RECORDED DATA ▸
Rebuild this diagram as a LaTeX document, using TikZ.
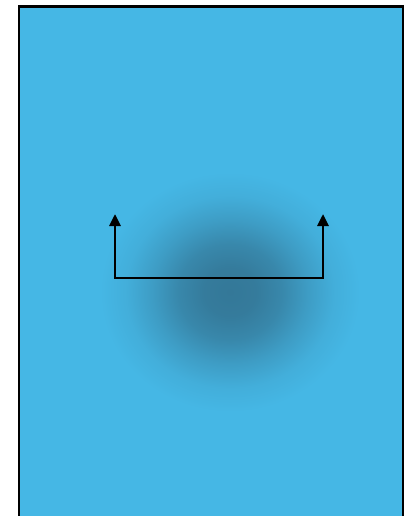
\documentclass[tikz,border=0pt]{standalone}
\usepackage{xcolor}
\definecolor{skyfill}{RGB}{69,183,229}
\definecolor{spotdark}{RGB}{52,120,152}
\usepackage{tikz}
\usetikzlibrary{arrows.meta,positioning}
\pgfdeclareradialshading{spot}{\pgfpoint{0bp}{0bp}}{%
  color(0bp)=(spotdark);
  color(5bp)=(spotdark!95!skyfill);
  color(10bp)=(spotdark!75!skyfill);
  color(15bp)=(spotdark!42!skyfill);
  color(20bp)=(spotdark!14!skyfill);
  color(25bp)=(skyfill);
  color(50bp)=(skyfill)}

\begin{document}
\begin{tikzpicture}[x=1pt,y=-1pt]
  \useasboundingbox (0,0) rectangle (405,516);
  % panel and dark spot
  \fill[skyfill] (19,6.2) rectangle (403,530);
  \shade[shading=spot] (100,172) rectangle (360,412);
  \draw[line width=2.8pt] (19,530) -- (19,6.2) -- (403,6.2) -- (403,530);
  % bracket
  \coordinate (ltip) at (115,214);
  \coordinate (lbase) at (115,278);
  \coordinate (rbase) at (323,278);
  \coordinate (rtip) at (323,214);
  \draw[line width=2.8pt,{Triangle[width=11pt,length=12pt]}-{Triangle[width=11pt,length=12pt]}]
    (ltip) -- (lbase) -- (rbase) -- (rtip);
\end{tikzpicture}
\end{document}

WHAT IS EXPECTED ▸
Transcribe the material exactly, keeping every word and none of the pictures.

ANSWER ▸
Rebuild this diagram as a LaTeX document, using TikZ.
\documentclass[tikz,border=0pt]{standalone}
\usepackage{xcolor}
\definecolor{skyfill}{RGB}{69,183,229}
\definecolor{spotdark}{RGB}{52,120,152}
\usepackage{tikz}
\usetikzlibrary{arrows.meta,positioning}
\pgfdeclareradialshading{spot}{\pgfpoint{0bp}{0bp}}{%
  color(0bp)=(spotdark);
  color(5bp)=(spotdark!95!skyfill);
  color(10bp)=(spotdark!75!skyfill);
  color(15bp)=(spotdark!42!skyfill);
  color(20bp)=(spotdark!14!skyfill);
  color(25bp)=(skyfill);
  color(50bp)=(skyfill)}

\begin{document}
\begin{tikzpicture}[x=1pt,y=-1pt]
  \useasboundingbox (0,0) rectangle (405,516);
  % panel and dark spot
  \fill[skyfill] (19,6.2) rectangle (403,530);
  \shade[shading=spot] (100,172) rectangle (360,412);
  \draw[line width=2.8pt] (19,530) -- (19,6.2) -- (403,6.2) -- (403,530);
  % bracket
  \coordinate (ltip) at (115,214);
  \coordinate (lbase) at (115,278);
  \coordinate (rbase) at (323,278);
  \coordinate (rtip) at (323,214);
  \draw[line width=2.8pt,{Triangle[width=11pt,length=12pt]}-{Triangle[width=11pt,length=12pt]}]
    (ltip) -- (lbase) -- (rbase) -- (rtip);
\end{tikzpicture}
\end{document}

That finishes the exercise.